Any minister can tell you that the two best predictors of a congregation’s survival are “budgets and butts,” and American churches are struggling by both metrics. As donations and attendance decrease, the cost of maintaining large physical structures that are in use only a few hours a week by a handful of worshippers becomes prohibitive.

“Years ago, the neighborhood church was the place many in America got together and, along with local schools, was where they got to know their neighbors. But this model is no longer relevant for many people, so churches have to think creatively about how to help people encounter others and God in their everyday lives.”

Mainline churches have been declining for years, partly because the congregation members continuing to age, and fewer younger families are attending those churches. 

The Minneapolis Star and Tribune reported that the decline of some churches is an opportunity for other churches

The clergy sex abuse scandal in the Catholic Church is a likely factor behind its membership decline. The ELCA, the largest Lutheran denomination in the country, has seen at least 600 congregations leave since it voted in 2009 to allow for openly gay and lesbian pastors in committed relationships.

A major factor in the growth of Evangelical Protestant Christianity has been the group's consistent emphasis on starting new churches.

Most newly formed Evangelical churches are growing because they attract a younger demographic, and have a much more flexible message than the more traditional mainline Protestant churches. Churches in general find themselves encountering cultural dynamics that are not easily navigated. I do believe that the mainline denominational churches are in decline because they are the churches of an older generation. They also are declining because of their compromise with the Christian message. They have traded the gospel of exclusivity for a message of tolerance at all costs. The gospel was never meant to be an easy message nor was it to be a socially engaging icon for peace loving people. The gospel was a bloody cross where torture was used to punish and condemn. There was nothing nice about what they did to Jesus; it was a horrendous murder from which we based the foundation of our faith. 
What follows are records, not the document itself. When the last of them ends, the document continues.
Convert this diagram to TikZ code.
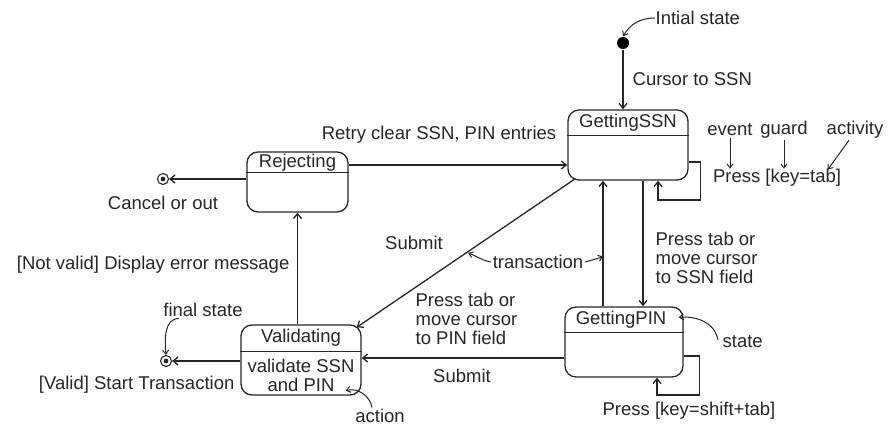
\documentclass[tikz,border=0pt]{standalone}
\usepackage{fontspec}
\setmainfont{Liberation Sans}
\usetikzlibrary{arrows.meta,calc}
\begin{document}
\begin{tikzpicture}[x=1pt,y=-1pt,
  line width=1.3pt, draw=black!85,
  >={Straight Barb[length=5pt,width=8pt]},
  every node/.style={font=\fontsize{18.5}{19}\selectfont, text=black!85},
  lbl/.style={inner sep=0pt, align=left},
  statebox/.style={draw, rectangle, rounded corners=11pt, inner sep=0pt},
  finalst/.style={circle, draw, line width=1.1pt, minimum size=11pt, inner sep=0pt,
    path picture={\fill[black!85] (path picture bounding box.center) circle (2.4pt);}},
  initst/.style={circle, fill=black, minimum size=12pt, inner sep=0pt},
  note/.style={->, line width=1pt, >={Straight Barb[length=4pt,width=6pt]}}]
\useasboundingbox (0,0) rectangle (888,428);

% ---- states ----
\node[statebox, minimum width=120pt, minimum height=70pt] (ssn) at (628,145) {};
\draw ([yshift=-26pt]ssn.north west) -- ([yshift=-26pt]ssn.north east);
\node[lbl] (ssnt) at (628,123) {GettingSSN};

\node[statebox, minimum width=101pt, minimum height=60pt] (rej) at (297.5,182) {};
\draw ([yshift=-21pt]rej.north west) -- ([yshift=-21pt]rej.north east);
\node[lbl] (rejt) at (297.5,163) {Rejecting};

\node[statebox, minimum width=120pt, minimum height=70pt] (val) at (301,360) {};
\draw ([yshift=-27pt]val.north west) -- ([yshift=-27pt]val.north east);
\node[lbl] (valt) at (301,338) {Validating};
\node[lbl, align=center] (vala) at (301,375) {validate SSN\\and PIN};

\node[statebox, minimum width=118pt, minimum height=70pt] (pin) at (624,342) {};
\draw ([yshift=-26pt]pin.north west) -- ([yshift=-26pt]pin.north east);
\node[lbl] (pint) at (621,320) {GettingPIN};

% ---- pseudo states ----
\node[initst] (init) at (623,43) {};
\node[finalst] (fin1) at (163,179) {};
\node[finalst] (fin2) at (166,361) {};

% ---- helper coordinates ----
\coordinate (hretry) at (0,165);
\coordinate (vl) at (603,0);
\coordinate (vr) at (643,0);

% ---- transitions ----
\draw[->] (init) -- (init |- ssn.north);
\draw[->] (rej.east |- hretry) -- (ssn.west |- hretry);
\draw[->] (rej.west |- fin1) -- (fin1);
\draw[->] (rej.south |- val.north) -- (rej.south);
\draw[->] (val.west |- fin2) -- (fin2);
\draw[->] ([xshift=8pt,yshift=2pt]ssn.south west) -- ([xshift=-5pt,yshift=-3pt]val.north east);
\draw[->] ([yshift=-16pt]pin.west) -- ([yshift=-16pt]pin.west -| val.east);
\draw[->] (pin.north -| vl) -- (ssn.south -| vl);
\draw[->] (ssn.south -| vr) -- (pin.north -| vr);
\draw[->] ([yshift=-17pt]ssn.east) -| ++(12,38) -| ([xshift=30pt]ssn.south);
\draw[->] ([yshift=-14pt]pin.east) -| ++(16,39) -| ([xshift=33pt]pin.south);

% ---- transition labels ----
\node[lbl, anchor=west] (curs) at (632,79) {Cursor to SSN};
\node[lbl] (retry) at (439,135) {Retry clear SSN, PIN entries};
\node[lbl] (cancel) at (163,203) {Cancel or out};
\node[lbl, anchor=east] (notvalid) at (290,265) {[Not valid] Display error message};
\node[lbl, anchor=east] (valid) at (235,385) {[Valid] Start Transaction};
\node[lbl] (sub1) at (414,243) {Submit};
\node[lbl] (sub2) at (462,376) {Submit};
\node[lbl, anchor=west] (pintab) at (415,319) {Press tab or\\move cursor\\to PIN field};
\node[lbl, anchor=west] (ssntab) at (655,258) {Press tab or\\move cursor\\to SSN field};
\node[lbl] (presstab) at (777,178) {Press [key=tab]};
\node[lbl] (pressshift) at (689,411) {Press [key=shift+tab]};

% ---- annotations ----
\node[lbl, anchor=west] (initl) at (655,18) {Intial state};
\node[lbl] (finl) at (203,310) {final state};
\node[lbl] (actl) at (380,416) {action};
\node[lbl, anchor=west] (statel) at (722,342) {state};
\node[lbl] (trans) at (538,262) {transaction};
\node[lbl] (ev) at (730,130) {event};
\node[lbl] (gd) at (784,130) {guard};
\node[lbl] (act) at (855,130) {activity};

\draw[note] (initl.west) to[out=180,in=60] (init.north);
\draw[note] ([xshift=-24pt,yshift=-1pt]finl.south) to[out=180,in=95] (fin2.north);
\draw[note] ([xshift=-8pt,yshift=1pt]actl.north) to[out=100,in=15] ([xshift=-16pt,yshift=5pt]val.south east);
\draw[note] ([xshift=-4pt,yshift=2pt]statel.west) to[out=100,in=5] ([xshift=-5pt,yshift=-11pt]pin.north east);
\draw[note] ([xshift=1pt]trans.east) to[out=15,in=200] ([yshift=-2pt]vl |- trans.north);
\draw[note] ([xshift=-1pt]trans.west) to[out=170,in=-20] ($(trans.west)+(-24,-9)$);
\draw[note] ([yshift=-1pt]ev.south) -- (ev.south |- presstab.north);
\draw[note] ([yshift=-1pt]gd.south) -- (gd.south |- presstab.north);
\draw[note] ([xshift=-6pt,yshift=-1pt]act.south) -- ([xshift=-14pt,yshift=-1pt]presstab.north east);
\end{tikzpicture}
\end{document}
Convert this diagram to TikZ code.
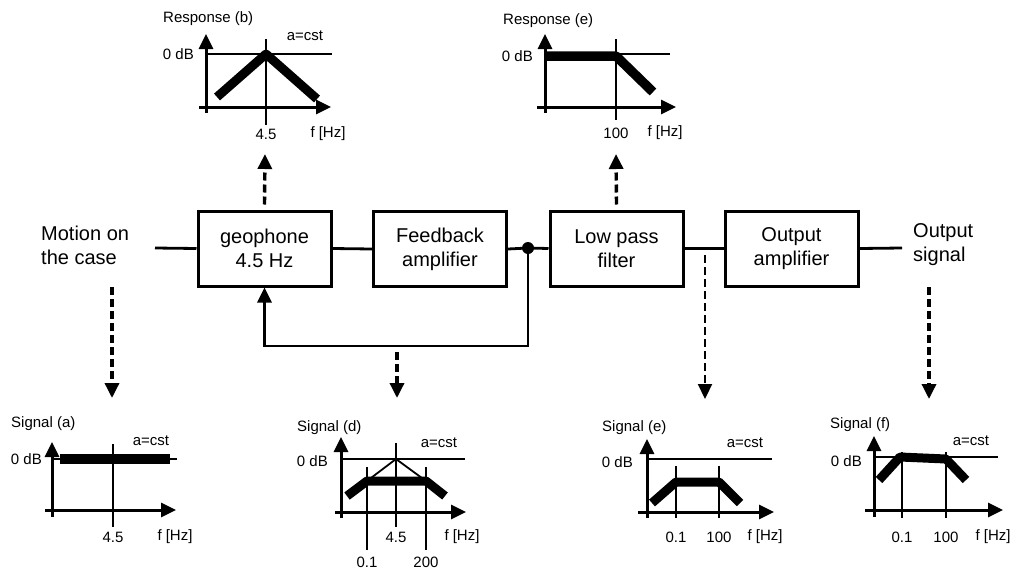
\documentclass[tikz,border=0pt]{standalone}
\usepackage{fontspec}
\setmainfont{Liberation Sans}
\usetikzlibrary{arrows.meta}
\begin{document}
\begin{tikzpicture}[x=1pt,y=-1pt,
  block/.style={draw,line width=3pt,minimum width=133pt,minimum height=75pt,
    align=center,inner sep=0pt,font=\fontsize{20}{24}\selectfont},
  big/.style={align=left,inner sep=0pt,font=\fontsize{20}{24}\selectfont},
  small/.style={inner sep=0pt,font=\fontsize{15}{18}\selectfont},
  wire/.style={line width=2.8pt},
  tip/.style={-{Triangle[length=15pt,width=14pt]}},
  dasharrow/.style={line width=3.4pt,dash pattern=on 8pt off 4pt,
    -{Triangle[length=15pt,width=14pt]}},
  thindash/.style={line width=2.2pt,dash pattern=on 8pt off 4pt,
    -{Triangle[length=15pt,width=14pt]}},
  axis/.style={line width=3pt,-{Triangle[length=15pt,width=14pt]}},
  ref/.style={line width=2.4pt},
  mark45/.style={line width=2.8pt},
  guide/.style={line width=1.8pt},
  curve/.style={line width=9pt,line join=round},
]
\useasboundingbox (0,0) rectangle (1023,573);

% ---------- signal chain ----------
\node[block] (geo) at (264.5,248.5) {geophone\\4.5 Hz};
\node[block] (fb)  at (440,249)     {Feedback\\amplifier};
\node[block] (lpf) at (616.5,248.5) {Low pass\\filter};
\node[block] (oa)  at (791.5,248.5) {Output\\amplifier};
\node[big,anchor=west] (motion) at (41,245) {Motion on\\the case};
\node[big,anchor=west] (outsig) at (913,245) {Output\\signal};

\coordinate (in)  at (155,248);
\coordinate (out) at (902,248);
\coordinate (tap) at (528,248);
\coordinate (fbc) at (528,346);

\draw[wire] (in) -- (geo.west);
\draw[wire] (geo.east) -- (fb.west);
\draw[wire] (fb.east) -- (tap) -- (lpf.west);
\draw[wire] (lpf.east) -- (oa.west);
\draw[wire] (oa.east) -- (out);
\fill (tap) circle (6pt);
\draw[wire,tip] (tap) -- (fbc) -| (geo.south);

% ---------- dashed pointers to the response / signal plots ----------
\coordinate (upb) at (265,154);
\coordinate (upe) at (616,154);
\coordinate (sa0) at (112,287);  \coordinate (sa1) at (112,398);
\coordinate (sd0) at (397,352);  \coordinate (sd1) at (397,398);
\coordinate (se0) at (705,255);  \coordinate (se1) at (705,399);
\coordinate (sf0) at (929,287);  \coordinate (sf1) at (929,399);

\draw[dasharrow] ([yshift=5pt]geo.north) -- (upb);
\draw[dasharrow] ([yshift=5pt]lpf.north) -- (upe);
\draw[dasharrow] (sa0) -- (sa1);
\draw[dasharrow] (sd0) -- (sd1);
\draw[thindash]  (se0) -- (se1);
\draw[dasharrow] (sf0) -- (sf1);

% ---------- response (b) ----------
\draw[axis] (206,113) -- (206,34);
\draw[axis] (199,107) -- (331,107);
\draw[ref] (206,54) -- (332,54);
\draw[mark45] (266,39) -- (266,125);
\draw[curve] (217,97) -- (266,54) -- (317,99);
\node[small,anchor=west] (tb) at (163,19) {Response (b)};
\node[small] (cb) at (305,36) {a=cst};
\node[small,anchor=east] (zb) at (194,54) {0 dB};
\node[small] (xb) at (266,134) {4.5};
\node[small] (fbz) at (328,134) {f [Hz]};

% ---------- response (e) ----------
\draw[axis] (545,113) -- (545,34);
\draw[axis] (537,107) -- (676,107);
\draw[ref] (545,54) -- (670,54);
\draw[mark45] (616,39) -- (616,120);
\draw[curve,line width=9.5pt] (545,56) -- (616,56) -- (653,92);
\node[small,anchor=west] (te) at (503,21) {Response (e)};
\node[small,anchor=east] (ze) at (533,56) {0 dB};
\node[small] (xe) at (616,133) {100};
\node[small] (fez) at (665,133) {f [Hz]};

% ---------- signal (a) ----------
\draw[axis] (52,517) -- (52,442);
\draw[axis] (45,510) -- (176,510);
\draw[ref] (52,459) -- (177,459);
\draw[mark45] (113,444) -- (113,527);
\draw[curve,line width=9.5pt] (60,459) -- (170,459);
\node[small,anchor=west] (ta) at (11,424) {Signal (a)};
\node[small] (ca) at (151,441) {a=cst};
\node[small,anchor=east] (za) at (42,459) {0 dB};
\node[small] (xa) at (113,537) {4.5};
\node[small] (faz) at (175,537) {f [Hz]};

% ---------- signal (d) ----------
\draw[axis] (341,518) -- (341,437);
\draw[axis] (335,512) -- (466,512);
\draw[ref] (341,459) -- (465,459);
\draw[mark45] (396,443) -- (396,527);
\draw[guide] (367,467) -- (367,550);
\draw[guide] (426,467) -- (426,550);
\draw[guide] (367,481) -- (396,459) -- (426,481);
\draw[curve] (347,496) -- (367,481) -- (426,481) -- (445,496);
\node[small,anchor=west] (td) at (297,428) {Signal (d)};
\node[small] (cd) at (439,443) {a=cst};
\node[small,anchor=east] (zd) at (328,461) {0 dB};
\node[small] (xd) at (396,537) {4.5};
\node[small] (fdz) at (462,537) {f [Hz]};
\node[small] (ld) at (367,562) {0.1};
\node[small] (hd) at (426,562) {200};

% ---------- signal (e) ----------
\draw[axis] (647,518) -- (647,439);
\draw[axis] (638,512) -- (774,512);
\draw[ref] (647,459) -- (772,459);
\draw[guide] (676,466) -- (676,518);
\draw[guide] (719,466) -- (719,518);
\draw[curve] (652,503) -- (676,482) -- (719,482) -- (740,503);
\node[small,anchor=west] (tse) at (602,428) {Signal (e)};
\node[small] (cse) at (745,443) {a=cst};
\node[small,anchor=east] (zse) at (633,462) {0 dB};
\node[small] (lse) at (676,537) {0.1};
\node[small] (hse) at (719,537) {100};
\node[small] (fsez) at (765,537) {f [Hz]};

% ---------- signal (f) ----------
\draw[axis] (874,517) -- (874,436);
\draw[axis] (865,510) -- (1003,510);
\draw[ref] (874,457) -- (998,457);
\draw[guide] (902,452) -- (902,518);
\draw[guide] (946,452) -- (946,518);
\draw[curve] (879,480) -- (900,457) -- (946,459) -- (966,480);
\node[small,anchor=west] (tf) at (830,425) {Signal (f)};
\node[small] (cf) at (971,441) {a=cst};
\node[small,anchor=east] (zf) at (862,461) {0 dB};
\node[small] (lf) at (902,537) {0.1};
\node[small] (hf) at (946,537) {100};
\node[small] (ffz) at (993,537) {f [Hz]};
\end{tikzpicture}
\end{document}
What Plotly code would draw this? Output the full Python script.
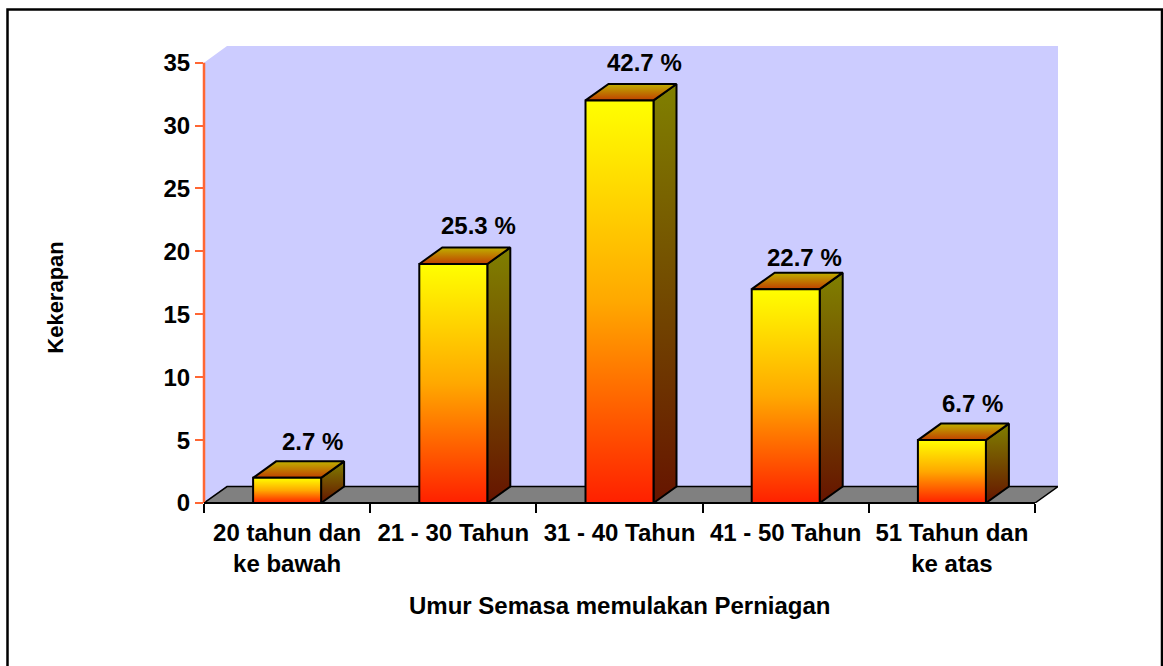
import plotly.graph_objects as go

categories = ["20 tahun dan<br>ke bawah", "21 - 30 Tahun", "31 - 40 Tahun", "41 - 50 Tahun", "51 Tahun dan<br>ke atas"]
frequencies = [2, 19, 32, 17, 5]
percent_labels = ["2.7 %", "25.3 %", "42.7 %", "22.7 %", "6.7 %"]
y_ticks = [0, 5, 10, 15, 20, 25, 30, 35]
x_title = "Umur Semasa memulakan Perniagan"
y_title = "Kekerapan"

W, H = 1163, 666
L, R, T, B = 204, 105, 46, 162.5
unit_x = (1035 - 204) / 5
unit_y = (503.5 - 62.7) / 35
DX = 23 / unit_x
DY = 16.5 / unit_y
BW = 68 / unit_x
XMIN, XMAX = -0.5, 4.5
YTOP = (H - B - T) / unit_y
PW, PH = W - L - R, H - T - B
FONT = "Liberation Sans"
label_shift = [(25, 20), (25, 22), (25, 21), (19, 15), (21, 20)]
ORANGE = "#FF6633"

fig = go.Figure()

# wall + floor
fig.add_trace(go.Scatter(x=[XMIN, XMIN, XMIN + DX, XMAX + DX, XMAX + DX, XMIN + DX, XMIN],
                         y=[0, 35, YTOP, YTOP, DY, DY, 0],
                         mode="none", fill="toself", fillcolor="#CCCCFF", hoverinfo="skip"))
fig.add_trace(go.Scatter(x=[XMIN, XMAX, XMAX + DX, XMIN + DX, XMIN],
                         y=[0, 0, DY, DY, 0], mode="lines", fill="toself", fillcolor="#808080",
                         line=dict(color="black", width=1.5), hoverinfo="skip"))

# solid bars from the data
fig.add_trace(go.Bar(x=list(range(5)), y=frequencies, width=BW,
                     marker=dict(color="#FFB000", line=dict(color="black", width=2))))

FRONT = [[0, "#FF2000"], [0.5, "#FFA800"], [1, "#FFFF00"]]
SIDE = [[0, "#661400"], [1, "#808000"]]
TOP = [[0, "#C04000"], [1, "#BFB000"]]

def face(xs, ys, scale, lo, hi):
    fig.add_trace(go.Scatter(x=xs, y=ys, mode="lines", fill="toself",
                             fillgradient=dict(type="vertical", colorscale=scale, start=lo, stop=hi),
                             line=dict(color="black", width=2), hoverinfo="skip"))

for i, v in enumerate(frequencies):
    x0, x1 = i - BW / 2, i + BW / 2
    face([x1, x1 + DX, x1 + DX, x1, x1], [0, DY, v + DY, v, 0], SIDE, 0, v + DY)
    face([x0, x1, x1 + DX, x0 + DX, x0], [v, v, v + DY, v + DY, v], TOP, v, v + DY)
    face([x0, x1, x1, x0, x0], [0, 0, v, v, 0], FRONT, 0, v)

bold = lambda s: f"<b>{s}</b>"

for i, (v, t) in enumerate(zip(frequencies, percent_labels)):
    sx, sy = label_shift[i]
    fig.add_annotation(x=i, y=v + DY, text=bold(t), showarrow=False, xshift=sx, yshift=sy,
                       font=dict(family=FONT, size=24, color="black"))

fig.add_annotation(xref="paper", yref="paper", x=(620 - L) / PW, y=(H - B - 606) / PH,
                   xanchor="center", yanchor="middle",
                   text=bold(x_title), showarrow=False, font=dict(family=FONT, size=24))
fig.add_annotation(xref="paper", yref="paper", x=(56 - L) / PW, y=(H - B - 298) / PH,
                   xanchor="center", yanchor="middle",
                   text=bold(y_title), textangle=-90, showarrow=False, font=dict(family=FONT, size=22))

fig.update_layout(
    width=W, height=H, showlegend=False, paper_bgcolor="white", plot_bgcolor="white",
    margin=dict(l=L, r=R, t=T, b=B, autoexpand=False),
    font=dict(family=FONT, size=24, color="black"),
    xaxis=dict(range=[XMIN, XMAX + DX], showgrid=False, zeroline=False, showline=False,
               tickmode="array", tickvals=list(range(5)),
               ticktext=[bold(c.replace("<br>", "</b><br><b>")) for c in categories],
               ticks="outside", ticklen=8, tickwidth=0, tickcolor="rgba(0,0,0,0)", tickangle=0,
               minor=dict(tickmode="array", tickvals=[XMIN + k for k in range(6)], ticks="outside",
                          ticklen=9, tickcolor="black", tickwidth=2),
               tickfont=dict(family=FONT, size=24)),
    yaxis=dict(range=[0, YTOP], showgrid=False, zeroline=False, showline=False,
               tickmode="array", tickvals=y_ticks, ticktext=[bold(t) for t in y_ticks],
               ticks="outside", ticklen=8, tickwidth=2, tickcolor=ORANGE,
               tickfont=dict(family=FONT, size=24)),
)
# axis lines (paper-referenced so they are not clipped by the plot area)
fig.add_shape(type="line", xref="paper", yref="paper", x0=0, x1=0, y0=0, y1=35 / YTOP,
              line=dict(color=ORANGE, width=2.5))
fig.add_shape(type="line", xref="paper", yref="paper", x0=0, x1=(XMAX - XMIN) / (XMAX + DX - XMIN), y0=0, y1=0,
              line=dict(color="black", width=2))
# outer frame
fig.add_shape(type="rect", xref="paper", yref="paper",
              x0=(7.5 - L) / PW, x1=(1162 - L) / PW, y0=-0.4, y1=1 + (T - 9.5) / PH,
              line=dict(color="black", width=2.5))

fig.write_html("out.html", config=dict(displayModeBar=False),
               post_script="document.body.style.margin='0';document.body.style.overflow='hidden';")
So when we go to church and listen to homilies about how Christianity is everything but the cross, you are being cheated from hearing the truth. This is why our churches are empty. Who wants to go to a gathering where nothing is spoken about what’s on God’s heart? Listen, mister preacher, who cares what you think? You have an opinion just like the seven billion other people on planet earth, so keep your opinions to yourself we don’t care. Sounds mean right? Wrong, I want to hear a man or a woman speak about God in such a manner that it changes lives by challenging others to follow Jesus. People change because they encounter a living God - not a dead Mass or sermons on love. Dead churches are dead because the people leading them are spiritually dead.  

Jeremiah 4:22 “My people are foolish and do not know me," says the LORD. "They are stupid children who have no understanding. They are clever enough at doing wrong, but they have no idea how to do right!"

Churches that are growing may be just as bad spiritually. They know how to grow an organization of encouragement, but they don’t know how to grow people spiritually. Jesus calls us to sacrifice, to deny ourselves, to pick up our cross, and follow Him. The cross becomes the symbol of our devotion to Jesus, yet we have mega churches whose congregations are always in flux. I was told recently about the attendance percentage of one mega church where people attend once every three weeks. Now I understand that discipleship may not be built upon how often you attend church, but it might say something about how commitment is defined. However, that church is not dying it is growing. That begs the question, “is all growth spiritually healthy?”

Before you get too upset with me about any of this, just remember Jesus was not too inclined to be overly encouraging with the seven churches of Revelation 2 and 3. Why?  Because they wanted to grow the way they thought they should, but Jesus had a different idea didn’t He?

The key for me as to whether a church is dying or growing is based upon how we yield to Christ. If you look at Deuteronomy 28:15-68 it tells us that there are curses for disobedience to God. These curses happen because you claim to know God, but you do not follow His commands. Churches today are not exempt from being cursed by God simply because they make a claim to ‘know’ Him. I did not place all the curses here, but this is what it says about disobedience:

However, if you do not obey the Lord your God and do not carefully follow all his commands and decrees I am giving you today, all these curses will come on you and overtake you.”

In my opinion, this curse applies to churches that do not preach the whole counsel of God and by doing so, bring this curse upon their ministry. 

The Lord will send on you curses, confusion and rebuke in everything you put your hand to, until you are destroyed and come to sudden ruin because of the evil you have done in forsaking him. 

So if you are a minister of the Gospel or a church leader, your inability to see success in your work just might be more about your obedience than your giftedness…just sayin’.